My latest offering, Doomed in the current contest, is unusual in that I wrote it from start to finish. Mainly this is because I didn't have any more time to edit and rework bits of it.
define beginning.
For me, the beginning of a story is a decision point at which the story becomes possible. I write just a little before that point, and at the decision point, that's chapter one.
I often then backfill events that are important to the plot, but which occur significantly previous to the decision point, using either straight memory, or full flashbacks.
I don't remember who it was, but a famous author once said of beginnings, middles, and ends, that the true beginning of a story is always significantly before the middle you choose to begin at.
Abigail Drew.
Abigail Drew.
That happens on a more than regular basis
I will rough plot the storyline then fill in different places... i re read the patchwork then stitch or cut as needed... Geeze! i write quilts!
Diana
There have been several times
... when I've had an idea for a chapter, wrote it out, and then backfilled the story to fit it. Some examples are the epilog to The Narragansett Fork, the chapter where Sylvia in Who Is Sylvia rushes off to her beloved when she realizes she loves him, where John and Fanny make love for the first time in The Narragansett Fork, and when Bobbie, Cindy and The Wizard save Santa in Cynthia and the High School Years (I made that a separate story, too).
Portia
Portia
Well, Hey,
Hell, I wrote an entire sequel to a previous unpublished story only half finished.

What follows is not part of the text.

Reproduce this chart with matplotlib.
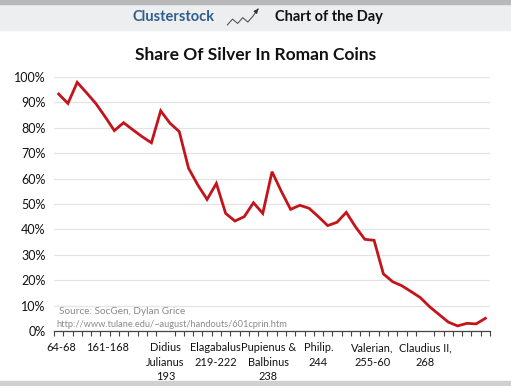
import matplotlib.pyplot as plt
from matplotlib.patches import Rectangle
from matplotlib.ticker import FixedLocator, FuncFormatter

plt.rcParams['font.family'] = ['Lato', 'DejaVu Sans']

# share of silver, one value per category (reign)
silver = [93.3, 89.6, 97.9, 93.8, 89.6, 84.4, 78.9, 82.0, 79.2, 76.5,
          74.1, 86.7, 81.8, 78.5, 64.1, 57.5, 51.8, 58.1, 46.3, 43.3,
          45.0, 50.5, 46.3, 62.7, 55.0, 47.9, 49.5, 48.3, 45.0, 41.5,
          42.8, 46.7, 41.0, 36.1, 35.7, 22.5, 19.4, 17.8, 15.5, 13.1,
          9.5, 6.5, 3.5, 2.0, 3.0, 2.8, 5.0]
label_pos = [0.3, 5.3, 11.5, 16.9, 22.6, 28.0, 33.8, 39.5]
label_txt = ['64-68', '161-168', 'Didius\nJulianus\n193', 'Elagabalus\n219-222',
             'Pupienus &\nBalbinus\n238', 'Philip.\n244', 'Valerian,\n255-60',
             'Claudius II,\n268']
y_ticks = [0, 10, 20, 30, 40, 50, 60, 70, 80, 90, 100]

fig = plt.figure(figsize=(5.11, 3.86), dpi=100)

# header band
fig.patches.append(Rectangle((0, 0.922), 1, 0.07, transform=fig.transFigure,
                             color='#eceef0', zorder=-5))
fig.patches.append(Rectangle((0, 0.99), 1, 0.01, transform=fig.transFigure,
                             color='#b8b8b8', zorder=-5))
fig.patches.append(Rectangle((0, 0), 1, 0.012, transform=fig.transFigure,
                             color='#d0d0d0', zorder=-5))
fig.text(0.42, 0.957, 'Clusterstock', color='#2f5d8c', fontsize=10.5,
         fontweight='bold', ha='right', va='center')
fig.text(0.538, 0.957, 'Chart of the Day', color='#111111', fontsize=10.5,
         fontweight='bold', ha='left', va='center')
icon = fig.add_axes([0.44, 0.928, 0.075, 0.06], zorder=5)
icon.patch.set_visible(False)
icon.plot([0, 1, 2, 3, 4, 5, 6], [0, 2, 0.5, 2.5, 1, 3, 5.5], color='#555555', lw=0.8)
icon.annotate('', xy=(6.4, 6.3), xytext=(5.6, 4.6),
              arrowprops=dict(arrowstyle='-|>', color='#333333', lw=0.8,
                              mutation_scale=6))
icon.set_xlim(-0.5, 7)
icon.set_ylim(-1, 7)
icon.axis('off')

fig.text(0.5, 0.857, 'Share Of Silver In Roman Coins', fontsize=12.5,
         fontweight='bold', ha='center', va='center', color='#111111')

ax = fig.add_axes([0.1057, 0.1425, 0.8533, 0.658])
x = list(range(len(silver)))
ax.plot(x, silver, color='#c4141b', lw=2.0, solid_joinstyle='miter', zorder=3)
ax.set_xlim(-0.5, len(silver) - 0.5)
ax.set_ylim(0, 100)

ax.set_yticks(y_ticks)
ax.yaxis.set_major_formatter(FuncFormatter(lambda v, p: '%d%%' % v))
ax.grid(axis='y', color='#e4e4e4', lw=0.9)
ax.tick_params(axis='y', length=0, labelsize=9, pad=6, labelcolor='#111111')

ax.xaxis.set_major_locator(FixedLocator(label_pos))
ax.set_xticklabels(label_txt, fontsize=7.9, color='#111111', linespacing=1.4)
ax.tick_params(axis='x', which='major', length=0, pad=8)
ax.xaxis.set_minor_locator(FixedLocator([i - 0.5 for i in range(len(silver) + 1)]))
ax.tick_params(axis='x', which='minor', length=3.5, width=0.8, color='#444444',
               direction='out')

for side in ['top', 'right', 'left']:
    ax.spines[side].set_visible(False)
ax.spines['bottom'].set_color('#444444')
ax.spines['bottom'].set_linewidth(0.9)

ax.text(0.0, 7.6, 'Source: SocGen, Dylan Grice', fontsize=7.2, color='#8a8a8a',
        ha='left', va='center')
ax.text(-0.2, 2.6, 'http://www.tulane.edu/~august/handouts/601cprin.htm',
        fontsize=6.7, color='#8a8a8a', ha='left', va='center')

fig.savefig('out.png', dpi=100)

Kolchak; The Nylon Stalker, Yule Tide Me Over; A Stalking Stuffer was posted on two sites before I put a wrap on Not To Praise But To Bury Him. In fact, the Xmas story helped me finish by hinting at events I hadn't imagined yet.
Way Zim
One of my all time favorite
One of my all time favorite TG stories starts in the middle.
'A Bizarre Turn of Events', by Karen Albright.
This story has everything! Turns a big guy into a tiny nymphomaniac who is more boobs than girl!
What's not to love?
Wholeman
Yes, the weird author with the boob fetish.
Yes, the weird author with the boob fetish.